(EXERCISE) Repeat all the material exactly; pictures stay out of your copy.

(DATA BLOCK)
================================

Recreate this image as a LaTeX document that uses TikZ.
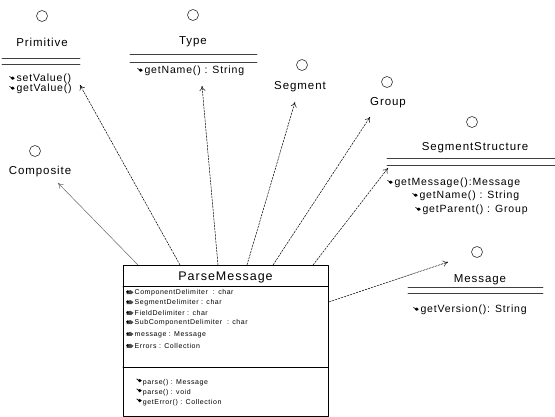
\documentclass[tikz,border=0pt]{standalone}
\usepackage{fontspec}
\setmainfont{Liberation Sans}[LetterSpace=8]
\usetikzlibrary{arrows.meta}
\newcommand{\opmark}{\tikz[x=1pt,y=1pt,baseline=-3.5pt]{\fill (0,0) -- (2,1.7) -- (4,0) -- (2,-1.7) -- cycle; \draw[line width=0.7pt] (-1.2,1.8) -- (1,0.4);}\,}
\newcommand{\attmark}{\tikz[x=1pt,y=1pt,baseline=-2.5pt]{\fill[black!70] (0,-1.8) -- (5,-1.8) -- (7,0.2) -- (4,2.2) -- (0,1.4) -- cycle; \fill (1,0.6) circle (1.3);}\,}

\begin{document}
\begin{tikzpicture}[line cap=round,line join=round,x=1pt,y=-1pt,
  iface/.style={circle,draw,minimum size=11pt,inner sep=0pt,line width=0.5pt},
  cname/.style={inner sep=0pt,font=\fontsize{11.5}{13}\selectfont},
  oper/.style={anchor=west,inner sep=0pt,font=\fontsize{10.5}{12}\selectfont},
  attr/.style={anchor=west,inner sep=0pt,font=\fontsize{7}{8}\selectfont},
  sep/.style={line width=0.9pt,black!75},
  dep/.style={line width=0.5pt,dash pattern=on 2pt off 1.2pt,-{To[length=5pt,width=6pt]}}]
\useasboundingbox (0,0) rectangle (555,417);

\node[iface] (primC) at (42,16) {};
\node[cname] (primN) at (42,42) {Primitive};
\draw[sep] (2,58)--(80,58);
\draw[sep] (2,64)--(80,64);
\node[oper] (primM1) at (9,79) {\opmark setValue()};
\node[oper] (primM2) at (9,89) {\opmark getValue()};

\node[iface] (typeC) at (193,15) {};
\node[cname] (typeN) at (193,42) {Type};
\draw[sep] (130,54)--(257,54);
\draw[sep] (130,62)--(257,62);
\node[oper] (typeM1) at (137,71) {\opmark getName() : String};

\node[iface] (segC) at (302,65) {};
\node[cname] (segN) at (300,87) {Segment};

\node[iface] (grpC) at (387,82) {};
\node[cname] (grpN) at (388,103) {Group};

\node[iface] (compC) at (35,151) {};
\node[cname] (compN) at (40,172) {Composite};

\node[iface] (ssC) at (472,122) {};
\node[cname] (ssN) at (475,148) {SegmentStructure};
\draw[sep] (387,158)--(555,158);
\draw[sep] (387,165)--(555,165);
\node[oper] (ssM1) at (387,183) {\opmark getMessage():Message};
\node[oper] (ssM2) at (412,196) {\opmark getName() : String};
\node[oper] (ssM3) at (415,210) {\opmark getParent() : Group};

\node[iface] (msgC) at (477,252) {};
\node[cname] (msgN) at (480,280) {Message};
\draw[sep] (408,287)--(543,287);
\draw[sep] (408,293)--(543,293);
\node[oper] (msgM1) at (413,310) {\opmark getVersion(): String};

\node[draw,line width=0.7pt,anchor=north west,minimum width=205pt,minimum height=151pt,inner sep=0pt] (pm) at (123,265) {};
\node[inner sep=0pt,font=\fontsize{12.5}{14}\selectfont] (pmN) at (225.5,277) {ParseMessage};
\draw[line width=0.6pt] (123,286)--(328,286);
\node[attr] (pmA1) at (126,293) {\attmark ComponentDelimiter \ : char};
\node[attr] (pmA2) at (126,303) {\attmark SegmentDelimiter : char};
\node[attr] (pmA3) at (126,313) {\attmark FieldDelimiter : char};
\node[attr] (pmA4) at (126,323) {\attmark SubComponentDelimiter \ : char};
\node[attr] (pmA5) at (126,335) {\attmark message : Message};
\node[attr] (pmA6) at (126,346) {\attmark Errors : Collection};
\draw[line width=0.6pt] (123,367)--(328,367);
\node[attr] (pmO1) at (136,382) {\opmark parse() : Message};
\node[attr] (pmO2) at (136,392) {\opmark parse() : void};
\node[attr] (pmO3) at (136,402) {\opmark getError() : Collection};

\coordinate (toComp) at (58,183);
\coordinate (toPrim) at (80,85);
\coordinate (toType) at (202,86);
\coordinate (toSeg) at (295,102);
\coordinate (toGrp) at (370,117);
\coordinate (toSS) at (388,168);
\coordinate (toMsg) at (448,262);

\draw[dep,dash pattern=,black!60] ([xshift=15pt]pm.north west) -- (toComp);
\draw[dep] ([xshift=57pt]pm.north west) -- (toPrim);
\draw[dep] ([xshift=95pt]pm.north west) -- (toType);
\draw[dep] ([xshift=124pt]pm.north west) -- (toSeg);
\draw[dep] ([xshift=150pt]pm.north west) -- (toGrp);
\draw[dep] ([xshift=190pt]pm.north west) -- (toSS);
\draw[dep] ([yshift=-37pt]pm.north east) -- (toMsg);
\end{tikzpicture}
\end{document}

================================

(EXERCISE ANSWER)
Recreate this image as a LaTeX document that uses TikZ.
\documentclass[tikz,border=0pt]{standalone}
\usepackage{fontspec}
\setmainfont{Liberation Sans}[LetterSpace=8]
\usetikzlibrary{arrows.meta}
\newcommand{\opmark}{\tikz[x=1pt,y=1pt,baseline=-3.5pt]{\fill (0,0) -- (2,1.7) -- (4,0) -- (2,-1.7) -- cycle; \draw[line width=0.7pt] (-1.2,1.8) -- (1,0.4);}\,}
\newcommand{\attmark}{\tikz[x=1pt,y=1pt,baseline=-2.5pt]{\fill[black!70] (0,-1.8) -- (5,-1.8) -- (7,0.2) -- (4,2.2) -- (0,1.4) -- cycle; \fill (1,0.6) circle (1.3);}\,}

\begin{document}
\begin{tikzpicture}[line cap=round,line join=round,x=1pt,y=-1pt,
  iface/.style={circle,draw,minimum size=11pt,inner sep=0pt,line width=0.5pt},
  cname/.style={inner sep=0pt,font=\fontsize{11.5}{13}\selectfont},
  oper/.style={anchor=west,inner sep=0pt,font=\fontsize{10.5}{12}\selectfont},
  attr/.style={anchor=west,inner sep=0pt,font=\fontsize{7}{8}\selectfont},
  sep/.style={line width=0.9pt,black!75},
  dep/.style={line width=0.5pt,dash pattern=on 2pt off 1.2pt,-{To[length=5pt,width=6pt]}}]
\useasboundingbox (0,0) rectangle (555,417);

\node[iface] (primC) at (42,16) {};
\node[cname] (primN) at (42,42) {Primitive};
\draw[sep] (2,58)--(80,58);
\draw[sep] (2,64)--(80,64);
\node[oper] (primM1) at (9,79) {\opmark setValue()};
\node[oper] (primM2) at (9,89) {\opmark getValue()};

\node[iface] (typeC) at (193,15) {};
\node[cname] (typeN) at (193,42) {Type};
\draw[sep] (130,54)--(257,54);
\draw[sep] (130,62)--(257,62);
\node[oper] (typeM1) at (137,71) {\opmark getName() : String};

\node[iface] (segC) at (302,65) {};
\node[cname] (segN) at (300,87) {Segment};

\node[iface] (grpC) at (387,82) {};
\node[cname] (grpN) at (388,103) {Group};

\node[iface] (compC) at (35,151) {};
\node[cname] (compN) at (40,172) {Composite};

\node[iface] (ssC) at (472,122) {};
\node[cname] (ssN) at (475,148) {SegmentStructure};
\draw[sep] (387,158)--(555,158);
\draw[sep] (387,165)--(555,165);
\node[oper] (ssM1) at (387,183) {\opmark getMessage():Message};
\node[oper] (ssM2) at (412,196) {\opmark getName() : String};
\node[oper] (ssM3) at (415,210) {\opmark getParent() : Group};

\node[iface] (msgC) at (477,252) {};
\node[cname] (msgN) at (480,280) {Message};
\draw[sep] (408,287)--(543,287);
\draw[sep] (408,293)--(543,293);
\node[oper] (msgM1) at (413,310) {\opmark getVersion(): String};

\node[draw,line width=0.7pt,anchor=north west,minimum width=205pt,minimum height=151pt,inner sep=0pt] (pm) at (123,265) {};
\node[inner sep=0pt,font=\fontsize{12.5}{14}\selectfont] (pmN) at (225.5,277) {ParseMessage};
\draw[line width=0.6pt] (123,286)--(328,286);
\node[attr] (pmA1) at (126,293) {\attmark ComponentDelimiter \ : char};
\node[attr] (pmA2) at (126,303) {\attmark SegmentDelimiter : char};
\node[attr] (pmA3) at (126,313) {\attmark FieldDelimiter : char};
\node[attr] (pmA4) at (126,323) {\attmark SubComponentDelimiter \ : char};
\node[attr] (pmA5) at (126,335) {\attmark message : Message};
\node[attr] (pmA6) at (126,346) {\attmark Errors : Collection};
\draw[line width=0.6pt] (123,367)--(328,367);
\node[attr] (pmO1) at (136,382) {\opmark parse() : Message};
\node[attr] (pmO2) at (136,392) {\opmark parse() : void};
\node[attr] (pmO3) at (136,402) {\opmark getError() : Collection};

\coordinate (toComp) at (58,183);
\coordinate (toPrim) at (80,85);
\coordinate (toType) at (202,86);
\coordinate (toSeg) at (295,102);
\coordinate (toGrp) at (370,117);
\coordinate (toSS) at (388,168);
\coordinate (toMsg) at (448,262);

\draw[dep,dash pattern=,black!60] ([xshift=15pt]pm.north west) -- (toComp);
\draw[dep] ([xshift=57pt]pm.north west) -- (toPrim);
\draw[dep] ([xshift=95pt]pm.north west) -- (toType);
\draw[dep] ([xshift=124pt]pm.north west) -- (toSeg);
\draw[dep] ([xshift=150pt]pm.north west) -- (toGrp);
\draw[dep] ([xshift=190pt]pm.north west) -- (toSS);
\draw[dep] ([yshift=-37pt]pm.north east) -- (toMsg);
\end{tikzpicture}
\end{document}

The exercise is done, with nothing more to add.